Goal of the exercise - Retype every line from the start of the data down to and including the line with "ax.spines[side].set_linewidth(1.4)". Skip the pictures.

Data section -

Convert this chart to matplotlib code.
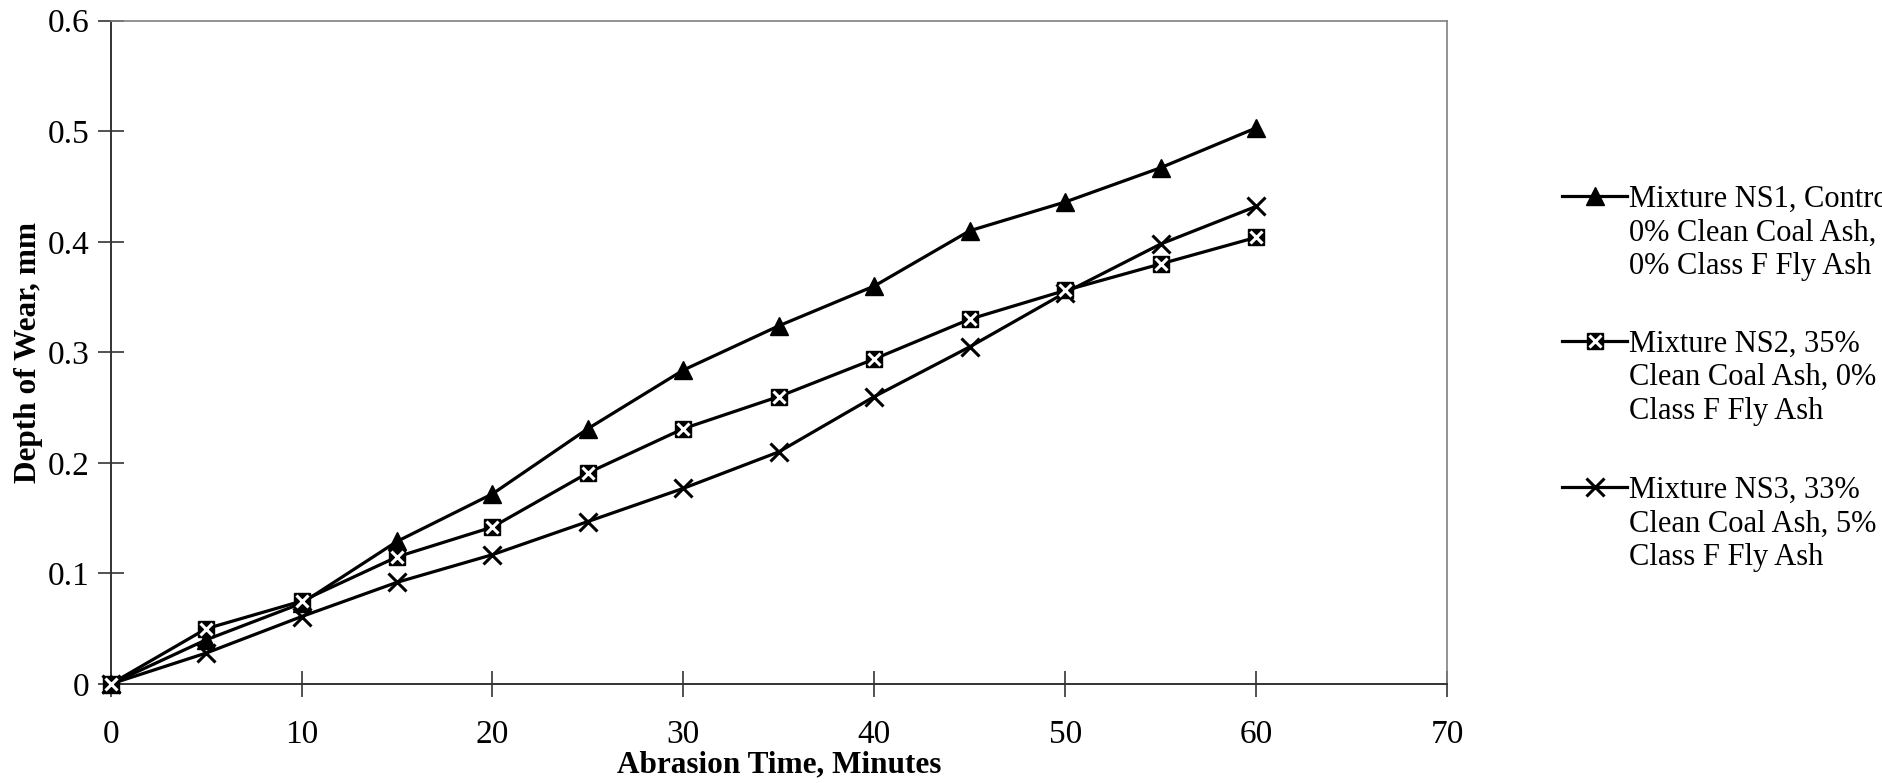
import matplotlib
matplotlib.use("Agg")
import matplotlib.pyplot as plt
from matplotlib.lines import Line2D

# Abrasion test readings, depth of wear in mm every 5 minutes
minutes = [0, 5, 10, 15, 20, 25, 30, 35, 40, 45, 50, 55, 60]
ns1_wear = [0.0, 0.040, 0.073, 0.129, 0.172, 0.231, 0.284, 0.324, 0.360, 0.410, 0.436, 0.467, 0.503]
ns2_wear = [0.0, 0.050, 0.075, 0.115, 0.142, 0.191, 0.231, 0.260, 0.294, 0.330, 0.356, 0.380, 0.404]
ns3_wear = [0.0, 0.028, 0.061, 0.092, 0.117, 0.147, 0.177, 0.210, 0.260, 0.305, 0.354, 0.398, 0.432]

labels = [
    "Mixture NS1, Control,\n0% Clean Coal Ash,\n0% Class F Fly Ash",
    "Mixture NS2, 35%\nClean Coal Ash, 0%\nClass F Fly Ash",
    "Mixture NS3, 33%\nClean Coal Ash, 5%\nClass F Fly Ash",
]
x_ticks = [0, 10, 20, 30, 40, 50, 60, 70]
y_ticks = [0, 0.1, 0.2, 0.3, 0.4, 0.5, 0.6]
y_tick_labels = ["0", "0.1", "0.2", "0.3", "0.4", "0.5", "0.6"]

plt.rcParams["font.family"] = ["Liberation Serif", "DejaVu Serif"]

fig = plt.figure(figsize=(18.82, 7.83), dpi=100)
ax = fig.add_axes([0.0588, 0.1264, 0.7101, 0.8472])

LW = 2.3
ax.plot(minutes, ns1_wear, color="black", lw=LW, marker="^", ms=13, zorder=3, clip_on=False)
ax.plot(minutes, ns2_wear, color="black", lw=LW, marker="s", ms=11, zorder=3, clip_on=False)
ax.plot(minutes, ns2_wear, color="none", marker="x", ms=9, mec="white", mew=2.2, zorder=4,
        clip_on=False)
ax.plot(minutes, ns3_wear, color="black", lw=LW, marker="x", ms=13, mew=2.2, zorder=3,
        clip_on=False)

ax.set_xlim(0, 70)
ax.set_ylim(0, 0.6)
ax.set_xticks(x_ticks)
ax.set_yticks(y_ticks)
ax.set_yticklabels(y_tick_labels)
ax.tick_params(axis="x", direction="inout", length=19, width=1.2, color="#333333",
               labelsize=24, pad=16)
ax.tick_params(axis="y", direction="inout", length=19, width=1.2, color="#333333",
               labelsize=24, pad=6)
for side in ["top", "right"]:
    ax.spines[side].set_color("#808080")
    ax.spines[side].set_linewidth(1.2)
for side in ["left", "bottom"]:
    ax.spines[side].set_color("#333333")
    ax.spines[side].set_linewidth(1.4)

ax.set_xlabel("Abrasion Time, Minutes", fontsize=22.5, fontweight="bold", labelpad=0)
ax.set_ylabel("Depth of Wear, mm", fontsize=22.5, fontweight="bold", labelpad=3)

# Hand-placed legend to the right of the plot, text runs off the figure edge
entry_y = [0.750, 0.565, 0.378]
styles = [
    dict(marker="^", ms=13),
    dict(marker="s", ms=11),
    dict(marker="x", ms=13, mew=2.2),
]
for y, lab, st in zip(entry_y, labels, styles):
    fig.add_artist(Line2D([0.830, 0.8475, 0.8645], [y, y, y], transform=fig.transFigure,
                          color="black", lw=LW, markevery=[1], **st))
    if st["marker"] == "s":
        fig.add_artist(Line2D([0.8475], [y], transform=fig.transFigure, color="none",
                              marker="x", ms=9, mec="white", mew=2.2))
    fig.text(0.8655, y + 0.0138, lab, fontsize=22, va="top", ha="left",
             linespacing=1.2, transform=fig.transFigure)

fig.savefig("out.png", dpi=100)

Result of this exercise -
Convert this chart to matplotlib code.
import matplotlib
matplotlib.use("Agg")
import matplotlib.pyplot as plt
from matplotlib.lines import Line2D

# Abrasion test readings, depth of wear in mm every 5 minutes
minutes = [0, 5, 10, 15, 20, 25, 30, 35, 40, 45, 50, 55, 60]
ns1_wear = [0.0, 0.040, 0.073, 0.129, 0.172, 0.231, 0.284, 0.324, 0.360, 0.410, 0.436, 0.467, 0.503]
ns2_wear = [0.0, 0.050, 0.075, 0.115, 0.142, 0.191, 0.231, 0.260, 0.294, 0.330, 0.356, 0.380, 0.404]
ns3_wear = [0.0, 0.028, 0.061, 0.092, 0.117, 0.147, 0.177, 0.210, 0.260, 0.305, 0.354, 0.398, 0.432]

labels = [
    "Mixture NS1, Control,\n0% Clean Coal Ash,\n0% Class F Fly Ash",
    "Mixture NS2, 35%\nClean Coal Ash, 0%\nClass F Fly Ash",
    "Mixture NS3, 33%\nClean Coal Ash, 5%\nClass F Fly Ash",
]
x_ticks = [0, 10, 20, 30, 40, 50, 60, 70]
y_ticks = [0, 0.1, 0.2, 0.3, 0.4, 0.5, 0.6]
y_tick_labels = ["0", "0.1", "0.2", "0.3", "0.4", "0.5", "0.6"]

plt.rcParams["font.family"] = ["Liberation Serif", "DejaVu Serif"]

fig = plt.figure(figsize=(18.82, 7.83), dpi=100)
ax = fig.add_axes([0.0588, 0.1264, 0.7101, 0.8472])

LW = 2.3
ax.plot(minutes, ns1_wear, color="black", lw=LW, marker="^", ms=13, zorder=3, clip_on=False)
ax.plot(minutes, ns2_wear, color="black", lw=LW, marker="s", ms=11, zorder=3, clip_on=False)
ax.plot(minutes, ns2_wear, color="none", marker="x", ms=9, mec="white", mew=2.2, zorder=4,
        clip_on=False)
ax.plot(minutes, ns3_wear, color="black", lw=LW, marker="x", ms=13, mew=2.2, zorder=3,
        clip_on=False)

ax.set_xlim(0, 70)
ax.set_ylim(0, 0.6)
ax.set_xticks(x_ticks)
ax.set_yticks(y_ticks)
ax.set_yticklabels(y_tick_labels)
ax.tick_params(axis="x", direction="inout", length=19, width=1.2, color="#333333",
               labelsize=24, pad=16)
ax.tick_params(axis="y", direction="inout", length=19, width=1.2, color="#333333",
               labelsize=24, pad=6)
for side in ["top", "right"]:
    ax.spines[side].set_color("#808080")
    ax.spines[side].set_linewidth(1.2)
for side in ["left", "bottom"]:
    ax.spines[side].set_color("#333333")
    ax.spines[side].set_linewidth(1.4)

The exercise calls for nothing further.